In another article from last month, Zidan reported on comments Khasiev made, when the ACB founder refused to accept sponsorship from Nike for his organization, criticizing the prominent brand’s support for LGBTQ rights, pointing out how pro boxer Manny Pacquiao was dropped from his sponsorship with Nike in February 2016 when the boxer compared gay people to animals. In a post on his official Instagram account, Khasiev quoted Pacquiao’s remarks and stated it would be “beneath our dignity to have any relationship with them.” While that was controversial enough, Khasiev couldn’t help going over top, finishing his post by stating, “I add to all this one expression — ‘Sometimes the devil is afraid of the thoughts within a f****t’s head.’”

So, apparently, in protest against Nike’s decision to cut ties with Pacquiao, Khasiev decided to double down, whereas Pacquiao had the decency to apologize for his remarks.

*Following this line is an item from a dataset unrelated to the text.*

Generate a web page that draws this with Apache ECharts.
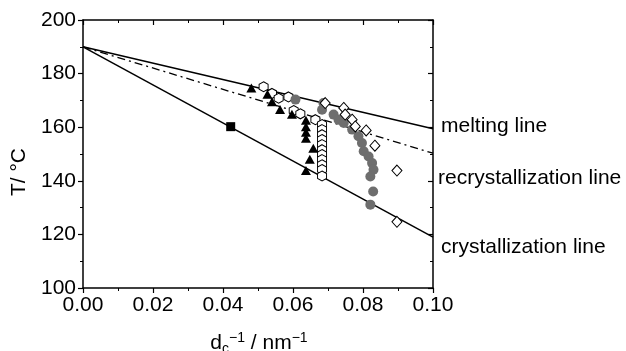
<!DOCTYPE html>
<html>
<head>
<meta charset="utf-8">
<script src="https://cdn.jsdelivr.net/npm/echarts@6/dist/echarts.min.js"></script>
<style>html,body{margin:0;padding:0;background:#fff}#c{width:626px;height:351px}</style>
</head>
<body>
<div id="c"></div>
<script>
// Axis ticks
var xTicks = [0, 0.02, 0.04, 0.06, 0.08, 0.10];
var yTicks = [100, 120, 140, 160, 180, 200];

// Guide lines (endpoints)
var meltingLine = [[0, 190], [0.1, 159.4]];
var recrystLine = [[0, 190], [0.1, 150.3]];
var crystLine = [[0, 190], [0.1, 119.0]];

// Marker series
var squares = [[0.0422, 160.2]];
var triangles = [[0.0481, 174.6], [0.0527, 172.3], [0.0540, 169.5], [0.0563, 166.6], [0.0597, 164.8],
  [0.0637, 162.6], [0.0637, 160.2], [0.0637, 158.1], [0.0637, 155.9], [0.0658, 152.1], [0.0648, 148.0], [0.0637, 143.8]];
var hexagons = [[0.0516, 175.1], [0.0540, 172.6], [0.0559, 170.8], [0.0587, 171.3], [0.0602, 166.2], [0.0621, 165.0],
  [0.0664, 162.8], [0.0683, 161.0], [0.0683, 159.1], [0.0683, 157.2], [0.0683, 155.4], [0.0683, 153.5],
  [0.0683, 151.6], [0.0683, 149.8], [0.0683, 147.9], [0.0683, 146.0], [0.0683, 144.2], [0.0683, 141.8]];
var grayCircles = [[0.0607, 170.3], [0.0687, 169.0], [0.0683, 166.5], [0.0716, 164.7], [0.0730, 162.8], [0.0745, 161.6],
  [0.0769, 159.1], [0.0787, 156.6], [0.0797, 154.1], [0.0802, 151.0], [0.0816, 149.1], [0.0826, 146.6],
  [0.0830, 144.1], [0.0821, 141.6], [0.0829, 136.0], [0.0821, 131.1]];
var diamonds = [[0.0692, 169.0], [0.0745, 167.2], [0.0749, 164.7], [0.0769, 162.8], [0.0778, 160.3],
  [0.0809, 158.8], [0.0834, 153.1], [0.0897, 143.8], [0.0897, 124.7]];

var lineLabels = ['melting line', 'recrystallization line', 'crystallization line'];

var FONT = 'Arial, "Liberation Sans", sans-serif';
var hexPath = 'path://M0,-1 L0.866,-0.5 L0.866,0.5 L0,1 L-0.866,0.5 L-0.866,-0.5 Z';

var chart = echarts.init(document.getElementById('c'), null, {renderer: 'canvas'});

function baseAxis(extra) {
  return Object.assign({
    axisLine: {show: true, onZero: false, lineStyle: {color: '#000', width: 1.5}},
    splitLine: {show: false},
    minorTick: {show: true, splitNumber: 2, length: 3, lineStyle: {color: '#000', width: 1}},
    axisTick: {show: true, length: 5, lineStyle: {color: '#000', width: 1.2}}
  }, extra);
}

var option = {
  animation: false,
  grid: {left: 83, right: 193, top: 20, bottom: 63, containLabel: false},
  xAxis: [
    baseAxis({type: 'value', position: 'bottom', min: xTicks[0], max: xTicks[xTicks.length - 1], interval: 0.02,
      axisLabel: {color: '#000', fontSize: 21, fontFamily: FONT, margin: 7,
        formatter: function (v) { return v.toFixed(2); }}}),
    baseAxis({type: 'value', position: 'top', min: xTicks[0], max: xTicks[xTicks.length - 1], interval: 0.02,
      axisTick: {show: true, inside: true, length: 5, lineStyle: {color: '#000', width: 1.2}},
      minorTick: {show: true, splitNumber: 2, length: 3, lineStyle: {color: '#000', width: 1}},
      axisLabel: {show: false}})
  ],
  yAxis: [
    baseAxis({type: 'value', position: 'left', min: yTicks[0], max: yTicks[yTicks.length - 1], interval: 20,
      axisLabel: {color: '#000', fontSize: 21, fontFamily: FONT, margin: 7}}),
    baseAxis({type: 'value', position: 'right', min: yTicks[0], max: yTicks[yTicks.length - 1], interval: 20,
      axisTick: {show: true, inside: true, length: 5, lineStyle: {color: '#000', width: 1.2}},
      minorTick: {show: true, splitNumber: 2, length: 3, lineStyle: {color: '#000', width: 1}},
      axisLabel: {show: false}})
  ],
  series: [
    {type: 'line', data: meltingLine, symbol: 'none', z: 1, lineStyle: {color: '#000', width: 1.5}},
    {type: 'line', data: recrystLine, symbol: 'none', z: 1, lineStyle: {color: '#000', width: 1.3, type: [8, 4, 2, 4]}},
    {type: 'line', data: crystLine, symbol: 'none', z: 1, lineStyle: {color: '#000', width: 1.5}},
    {type: 'scatter', data: squares, symbol: 'rect', symbolSize: 9, z: 3,
      itemStyle: {color: '#000', opacity: 1}},
    {type: 'scatter', data: hexagons, symbol: hexPath, symbolSize: [9, 10], z: 3,
      itemStyle: {color: '#fff', borderColor: '#000', borderWidth: 1, opacity: 1}},
    {type: 'scatter', data: grayCircles, symbol: 'circle', symbolSize: 10, z: 3,
      itemStyle: {color: '#6e6e6e', opacity: 1}},
    {type: 'scatter', data: diamonds, symbol: 'diamond', symbolSize: [10, 11], z: 3,
      itemStyle: {color: '#fff', borderColor: '#000', borderWidth: 1, opacity: 1}},
    {type: 'scatter', data: triangles, symbol: 'triangle', symbolSize: [10, 9], z: 4,
      itemStyle: {color: '#000', opacity: 1}}
  ],
  graphic: [
    {type: 'text', left: 441, top: 116, style: {text: lineLabels[0], fill: '#000', font: '21px ' + FONT}},
    {type: 'text', left: 438, top: 168, style: {text: lineLabels[1], fill: '#000', font: '21px ' + FONT}},
    {type: 'text', left: 441, top: 237, style: {text: lineLabels[2], fill: '#000', font: '21px ' + FONT}},
    {type: 'text', x: 19, y: 172, rotation: Math.PI / 2,
      style: {text: 'T/ °C', fill: '#000', font: '21px ' + FONT, align: 'center', verticalAlign: 'middle'}},
    {type: 'text', x: 259, y: 343,
      style: {
        text: '{a|d}{sub|c}{sup|\u22121}{a| / nm}{sup|\u22121}',
        align: 'center', verticalAlign: 'middle',
        rich: {
          a: {fontSize: 21, fontFamily: FONT, fill: '#000', lineHeight: 24},
          sub: {fontSize: 14, fontFamily: FONT, fill: '#000', padding: [12, 0, 0, 0]},
          sup: {fontSize: 14, fontFamily: FONT, fill: '#000', padding: [0, 0, 10, 0]}
        }
      }}
  ]
};
chart.setOption(option);
</script>
</body>
</html>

As if all of this controversy wasn’t already bad enough, Zidan penned another piece where he went over the cancellation of ACB 59, which came following disparaging remarks Khasiev made about a longtime conflict brewing between Ossetia and Muslim republics. The article is very long, and very detailed, going over the history of everything that has occurred between the two sides. The first paragraph of Zidan’s piece gives the reader a good idea of why the event was canceled:

The comments, which were taken to be hate speech by many, raised concerns among the local Ossetian talent featured on the show, all of whom were insulted by their new employer’s viewpoint on their history and people. According to reports, the Ossetian fighters drove to Grozny and met with Khasiev, who attempted to defuse tension. However, once it became evident that Khasiev had no intention of posting a public apology for his insults, the Ossetians refused to compete on ACB 59.

Clearly, Khasiev’s image is riddled in endless controversy, and while there’s nothing necessarily wrong with having executives and owners of companies who like to fly off of the handle and say what they want, a line needs to be drawn when that person is affecting the reputation of an entire sport.

Khasiev is making a mockery of MMA, which has gone through decades of ridicule and judgment for its level of violence and lack of safety. At this point, when the sport is arguably at its highest level of success and popularity, the last thing anybody needs is for one person to knock the sport down a few pegs.

Luckily, it appears people are standing up to oppose Khasiev’s absurd decisions, as well as his conflicts of interest, but more needs to be done to condemn his rhetoric. The overruling of judges’ decisions and referee stoppages is unacceptable. The aforementioned White and Bellator MMA head Scott Coker would never be caught dead doing anything like this. Khasiev, meanwhile, has no shame and feels he can do whatever he wants to benefit his interests and stroke his own ego.